### Stated exercise
Exact reproduction of the data is required, with images excluded.

### Source excerpt
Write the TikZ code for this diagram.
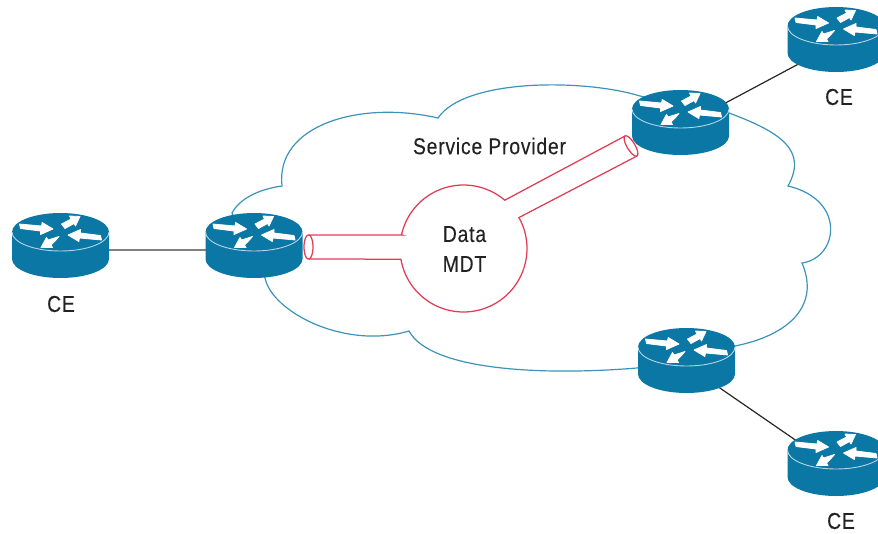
\documentclass[tikz,border=0pt]{standalone}
\usepackage{fontspec}
\setmainfont[FakeStretch=0.84,LetterSpace=3.5,FakeBold=0.25]{Liberation Sans}
\definecolor{rblue}{HTML}{0A77A5}
\definecolor{cloudblue}{HTML}{3C93B8}
\definecolor{tubered}{HTML}{E23B54}
\definecolor{ink}{HTML}{222222}
\newcommand{\routerdraw}[2]{%
  \begin{scope}[shift={(#1,#2)}]
    \fill[rblue] (-48.5,0) -- (-48.5,27) .. controls (-48.5,37.5) and (-26.8,46) .. (0,46)
      .. controls (26.8,46) and (48.5,37.5) .. (48.5,27) -- (48.5,0)
      .. controls (48.5,-10.5) and (26.8,-19) .. (0,-19)
      .. controls (-26.8,-19) and (-48.5,-10.5) .. (-48.5,0) -- cycle;
    \draw[white!70!rblue,line width=0.9pt] (-48.5,0) .. controls (-48.5,10.5) and (-26.8,19) .. (0,19)
      .. controls (26.8,19) and (48.5,10.5) .. (48.5,0);
    \begin{scope}[fill=white,draw=white,line width=0.8pt,line join=round]
    \filldraw (-41,-8) -- (-19,-6) -- (-18.3,-9.5) -- (-7.5,-3) -- (-20,2.5) -- (-20,-1) -- (-40,-3.5) -- cycle;
    \filldraw (41,8) -- (19,6) -- (18.3,9.5) -- (7.5,3) -- (20,-2.5) -- (20,1) -- (40,3.5) -- cycle;
    \filldraw (1,-8) -- (10.6,-13) -- (9,-16) -- (19.5,-15.5) -- (15,-6) -- (13.6,-8.5) -- (4.5,-3.5) -- cycle;
    \filldraw (-1.5,4.5) -- (-12.5,8) -- (-14,5.5) -- (-19.5,15.5) -- (-8,15.5) -- (-9.5,13) -- (-5,8.5) -- cycle;
    \end{scope}
  \end{scope}}
\tikzset{
  routerbox/.style={inner sep=0pt,minimum width=97pt,minimum height=56pt},
  link/.style={line width=1.2pt},
  cloudline/.style={draw=cloudblue,line width=1.2pt,line join=miter},
  tube/.style={draw=tubered,line width=1.25pt},
  lbl/.style={inner sep=0pt,text=ink,font=\fontsize{23}{30}\selectfont,align=center}
}
\begin{document}
\begin{tikzpicture}[x=1pt,y=-1pt]
\useasboundingbox (0,0) rectangle (878,533);
\clip (0,0) rectangle (878,533);
\node[routerbox] (ceL) at (60.5,250) {};
\node[routerbox] (peL) at (254,250) {};
\node[routerbox] (peT) at (680.5,127) {};
\node[routerbox] (ceT) at (836,44) {};
\node[routerbox] (peB) at (686.5,365) {};
\node[routerbox] (ceB) at (836,468) {};
% cloud
\draw[cloudline] (265,278)
  .. controls (272,312) and (345,350) .. (409,331)
  .. controls (430,370) and (540,376) .. (637,368)
  -- (735,346)
  .. controls (790,335) and (820,305) .. (802,263)
  .. controls (838,258) and (847,200) .. (788,186)
  .. controls (808,150) and (780,132) .. (729,113)
  -- (640,96)
  .. controls (585,79) and (465,78) .. (438,118)
  .. controls (360,100) and (275,125) .. (282,186)
  .. controls (260,189) and (240,198) .. (232,213)
  -- cycle;
% links
\draw[link,draw=black!50] (ceL.center) -- (peL.center);
\draw[link,draw=black!85] (peT.center) -- (ceT.center);
\draw[link,draw=black!85] (peB.center) -- (ceB.center);
% routers
\routerdraw{60.5}{232}
\routerdraw{254}{232}
\routerdraw{680.5}{109}
\routerdraw{836}{26}
\routerdraw{686.5}{347}
\routerdraw{836}{450}
% tube
\draw[tube] (308.5,235) -- (402,235)
  -- plot[domain=192.4:310.5,samples=50,smooth] ({463.5+63.5*cos(\x)},{248.5+63.5*sin(\x)})
  -- (625,136);
\draw[tube] (637,156) -- (520,217)
  -- plot[domain=330.9:530.3,samples=70,smooth] ({463.5+63.5*cos(\x)},{248.5+63.5*sin(\x)})
  -- (308.5,259);
\draw[tube] plot[domain=0:350,samples=36,smooth cycle] ({308.5+4.5*cos(\x)},{247+12*sin(\x)});
\draw[tube] plot[domain=0:350,samples=36,smooth cycle] ({631+6*cos(\x)-3.4*sin(\x)},{146+10*cos(\x)+2.06*sin(\x)});
% labels
\node[lbl] (sp) at (489.5,146) {Service Provider};
\node[lbl] (mdt) at (464.5,249) {Data\\MDT};
\node[lbl] (l1) at (61,304) {CE};
\node[lbl] (l2) at (839,97) {CE};
\node[lbl] (l3) at (841,521) {CE};
\end{tikzpicture}
\end{document}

### Correct response
Write the TikZ code for this diagram.
\documentclass[tikz,border=0pt]{standalone}
\usepackage{fontspec}
\setmainfont[FakeStretch=0.84,LetterSpace=3.5,FakeBold=0.25]{Liberation Sans}
\definecolor{rblue}{HTML}{0A77A5}
\definecolor{cloudblue}{HTML}{3C93B8}
\definecolor{tubered}{HTML}{E23B54}
\definecolor{ink}{HTML}{222222}
\newcommand{\routerdraw}[2]{%
  \begin{scope}[shift={(#1,#2)}]
    \fill[rblue] (-48.5,0) -- (-48.5,27) .. controls (-48.5,37.5) and (-26.8,46) .. (0,46)
      .. controls (26.8,46) and (48.5,37.5) .. (48.5,27) -- (48.5,0)
      .. controls (48.5,-10.5) and (26.8,-19) .. (0,-19)
      .. controls (-26.8,-19) and (-48.5,-10.5) .. (-48.5,0) -- cycle;
    \draw[white!70!rblue,line width=0.9pt] (-48.5,0) .. controls (-48.5,10.5) and (-26.8,19) .. (0,19)
      .. controls (26.8,19) and (48.5,10.5) .. (48.5,0);
    \begin{scope}[fill=white,draw=white,line width=0.8pt,line join=round]
    \filldraw (-41,-8) -- (-19,-6) -- (-18.3,-9.5) -- (-7.5,-3) -- (-20,2.5) -- (-20,-1) -- (-40,-3.5) -- cycle;
    \filldraw (41,8) -- (19,6) -- (18.3,9.5) -- (7.5,3) -- (20,-2.5) -- (20,1) -- (40,3.5) -- cycle;
    \filldraw (1,-8) -- (10.6,-13) -- (9,-16) -- (19.5,-15.5) -- (15,-6) -- (13.6,-8.5) -- (4.5,-3.5) -- cycle;
    \filldraw (-1.5,4.5) -- (-12.5,8) -- (-14,5.5) -- (-19.5,15.5) -- (-8,15.5) -- (-9.5,13) -- (-5,8.5) -- cycle;
    \end{scope}
  \end{scope}}
\tikzset{
  routerbox/.style={inner sep=0pt,minimum width=97pt,minimum height=56pt},
  link/.style={line width=1.2pt},
  cloudline/.style={draw=cloudblue,line width=1.2pt,line join=miter},
  tube/.style={draw=tubered,line width=1.25pt},
  lbl/.style={inner sep=0pt,text=ink,font=\fontsize{23}{30}\selectfont,align=center}
}
\begin{document}
\begin{tikzpicture}[x=1pt,y=-1pt]
\useasboundingbox (0,0) rectangle (878,533);
\clip (0,0) rectangle (878,533);
\node[routerbox] (ceL) at (60.5,250) {};
\node[routerbox] (peL) at (254,250) {};
\node[routerbox] (peT) at (680.5,127) {};
\node[routerbox] (ceT) at (836,44) {};
\node[routerbox] (peB) at (686.5,365) {};
\node[routerbox] (ceB) at (836,468) {};
% cloud
\draw[cloudline] (265,278)
  .. controls (272,312) and (345,350) .. (409,331)
  .. controls (430,370) and (540,376) .. (637,368)
  -- (735,346)
  .. controls (790,335) and (820,305) .. (802,263)
  .. controls (838,258) and (847,200) .. (788,186)
  .. controls (808,150) and (780,132) .. (729,113)
  -- (640,96)
  .. controls (585,79) and (465,78) .. (438,118)
  .. controls (360,100) and (275,125) .. (282,186)
  .. controls (260,189) and (240,198) .. (232,213)
  -- cycle;
% links
\draw[link,draw=black!50] (ceL.center) -- (peL.center);
\draw[link,draw=black!85] (peT.center) -- (ceT.center);
\draw[link,draw=black!85] (peB.center) -- (ceB.center);
% routers
\routerdraw{60.5}{232}
\routerdraw{254}{232}
\routerdraw{680.5}{109}
\routerdraw{836}{26}
\routerdraw{686.5}{347}
\routerdraw{836}{450}
% tube
\draw[tube] (308.5,235) -- (402,235)
  -- plot[domain=192.4:310.5,samples=50,smooth] ({463.5+63.5*cos(\x)},{248.5+63.5*sin(\x)})
  -- (625,136);
\draw[tube] (637,156) -- (520,217)
  -- plot[domain=330.9:530.3,samples=70,smooth] ({463.5+63.5*cos(\x)},{248.5+63.5*sin(\x)})
  -- (308.5,259);
\draw[tube] plot[domain=0:350,samples=36,smooth cycle] ({308.5+4.5*cos(\x)},{247+12*sin(\x)});
\draw[tube] plot[domain=0:350,samples=36,smooth cycle] ({631+6*cos(\x)-3.4*sin(\x)},{146+10*cos(\x)+2.06*sin(\x)});
% labels
\node[lbl] (sp) at (489.5,146) {Service Provider};
\node[lbl] (mdt) at (464.5,249) {Data\\MDT};
\node[lbl] (l1) at (61,304) {CE};
\node[lbl] (l2) at (839,97) {CE};
\node[lbl] (l3) at (841,521) {CE};
\end{tikzpicture}
\end{document}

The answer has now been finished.